Aunque apuntó maneras en Reviewing the Situation (1969), su último álbum, la adorable Sandie tuvo poco que ver con el rock & roll y el rhythm and blues. Lo suyo fue un pop sencillo con el que sintonicé plenamente en mi infancia y aún escucho cuando quiero reconfortarme. Vista en aquellas imágenes, había un encanto impreciso en la mirada que me devolvía. Aún no sabía del atractivo que puede dar a una mujer la miopía cuando se quita las gafas.
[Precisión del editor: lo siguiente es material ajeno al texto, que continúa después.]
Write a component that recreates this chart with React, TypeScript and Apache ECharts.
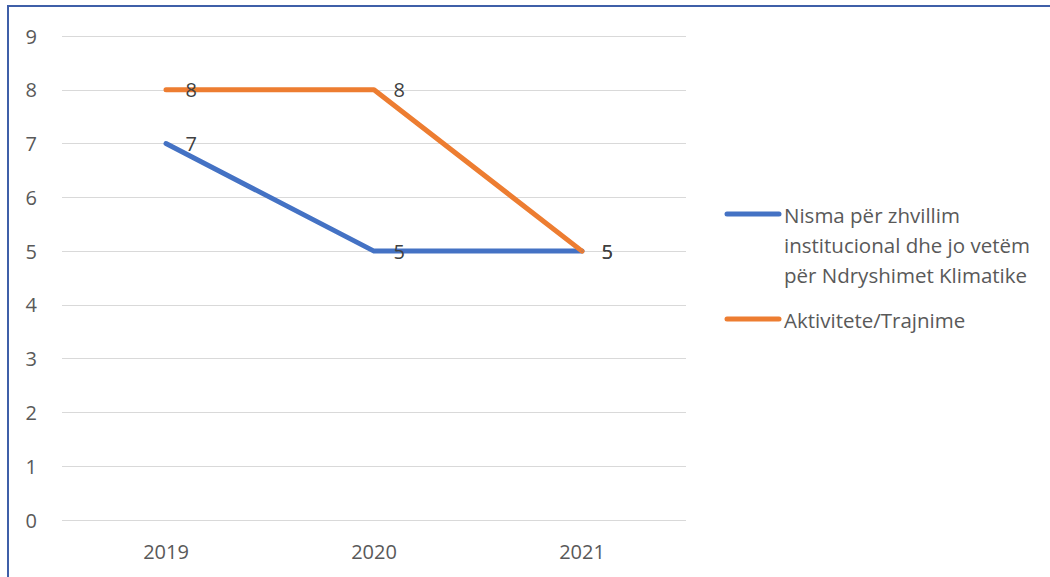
import React, { useEffect, useRef } from "react";
import * as echarts from "echarts";

const categories = ["2019", "2020", "2021"];
const seriesNames = [
  "Nisma për zhvillim institucional dhe jo vetëm për Ndryshimet Klimatike",
  "Aktivitete/Trajnime",
];
const legendLines = [
  ["Nisma për zhvillim", "institucional dhe jo vetëm", "për Ndryshimet Klimatike"],
  ["Aktivitete/Trajnime"],
];
const nismaValues = [7, 5, 5];
const aktivitetValues = [8, 8, 5];
const colors = ["#4472C4", "#ED7D31"];

const FONT = "'Open Sans', sans-serif";
const TEXT = "#595959";

export default function App() {
  const ref = useRef<HTMLDivElement>(null);
  useEffect(() => {
    if (!ref.current) return;
    const chart = echarts.init(ref.current, null, { renderer: "svg" });
    const legendGraphics: any[] = [];
    const legendTops = [214, 319];
    legendLines.forEach((lines, i) => {
      const y = legendTops[i];
      legendGraphics.push({
        type: "line",
        shape: { x1: 727, y1: y, x2: 779, y2: y },
        style: { stroke: colors[i], lineWidth: 5, lineCap: "round" },
      });
      lines.forEach((t, j) => {
        legendGraphics.push({
          type: "text",
          x: 784,
          y: y + 1 + j * 30,
          style: {
            text: t,
            fill: TEXT,
            fontSize: 20.5,
            fontFamily: FONT,
            verticalAlign: "middle",
          },
        });
      });
    });
    const labelCfg = {
      show: true,
      position: "right",
      distance: 19,
      color: "#404040",
      fontSize: 20,
      fontFamily: FONT,
    };
    chart.setOption({
      animation: false,
      backgroundColor: "#fff",
      textStyle: { fontFamily: FONT },
      grid: { left: 62, right: 364, top: 36, bottom: 57, containLabel: false },
      xAxis: {
        type: "category",
        data: categories,
        boundaryGap: true,
        axisLine: { show: false },
        axisTick: { show: false },
        axisLabel: { color: TEXT, fontSize: 20, margin: 21, fontFamily: FONT },
      },
      yAxis: {
        type: "value",
        min: 0,
        max: 9,
        interval: 1,
        axisLine: { show: false },
        axisTick: { show: false },
        axisLabel: { color: TEXT, fontSize: 20, margin: 25, fontFamily: FONT },
        splitLine: { lineStyle: { color: "#d9d9d9", width: 1 } },
      },
      series: [
        {
          name: seriesNames[0],
          type: "line",
          data: nismaValues,
          symbol: "circle",
          symbolSize: 1,
          itemStyle: { color: colors[0] },
          lineStyle: { color: colors[0], width: 5, cap: "round", join: "round" },
          label: labelCfg,
        },
        {
          name: seriesNames[1],
          type: "line",
          data: aktivitetValues,
          symbol: "circle",
          symbolSize: 1,
          itemStyle: { color: colors[1] },
          lineStyle: { color: colors[1], width: 5, cap: "round", join: "round" },
          label: labelCfg,
        },
      ],
      graphic: [
        {
          type: "rect",
          shape: { x: 8, y: 6, width: 1100, height: 600 },
          style: { fill: "none", stroke: "#3F5FA8", lineWidth: 2 },
          z: 100,
        },
        ...legendGraphics,
      ],
    });
    return () => chart.dispose();
  }, []);
  return (
    <div
      ref={ref}
      style={{ position: "absolute", left: 0, top: 0, width: 1050, height: 577 }}
    />
  );
}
Y tampoco sabía lo que fue el Swinging London cuando me deslumbró la modernidad de Sandie. De Marianne Faithfull, de Pattie Boyd, de Twiggy… De las grandes musas de aquel tiempo supe después, y a través de su leyenda. De la adorable Sandie, por el fulgor de su estrella, en su momento, admirándola en los medios de comunicación de mediados los años 60. Fue la chica yeyé por antonomasia. Long Live Love (Viva el amor en su versión española), Tell the Boys (A los chicos les dirás), Message Understood (No lo comprendí)… El repertorio de Sandie, al que puso fin Monsieur Dupont en el 69, era tan simple como mi vida entonces.
Debo confesar que cuando el tiempo empezó a pasar y se complicaron las cosas tuve sed y bebí mucho. Dejé la priva al cumplir cincuenta años. Ya hace doce que no piso un bar. No puedo con la teatralidad de los borrachos. La intransigencia del converso es ahora mi guía. Eso sí, cuando le daba al “frasco” —que decía un buen camarada de mil borracheras— lo mío era el ron, igual que los piratas. Puesto a reconfortarme, había noches que caía una botella escuchando a Sandie interpretar Love Letters, Love me, Please Love Me o Smile, las que me resultan sus canciones más íntimas. Y juro que creía que me las cantaba a mí porque la recordaba con el cariño que evocaba mi inocencia.
Banda sonora de aquel reino afortunado de mis primeros días, Sandie Shaw se fue con ellos cuando empecé a aprenderme los créditos de los discos y a pedirle a la música algo más que mera alegría. Y veinte años después, ya avezado en el culto al rock & roll y ávido de esos placeres colindantes, una de esas mañanas que suceden a otras muchas en que las cosas vienen mal dadas de forma inexorable, estando ya a punto de maldecir mi suerte, la bendije. Y fue porque escuché Long Live Love en una emisión radiofónica que me devolvió a mi pequeño reino afortunado durante los dos minutos y treinta y ocho segundos que dura tan entrañable pieza.
La estrella de Sandie Shaw dejó de brillar a comienzos de los años 70, cuando el rock sinfónico, por un lado, y el eterno agravio de la canción comprometida por el otro, se enseñorearon de la escena musical y mandaron a las yeyés a la memoria de quienes tanto las admiramos. A comienzos de los años 80 fue reivindicada por The Smiths, pero su tiempo ya había pasado. Después, ya en épocas más recientes, se operó los pies. Después de tanta historia, resulta que nunca le gustaron. Ahora siempre va calzada. Pero yo prefiero verla sin zapatos.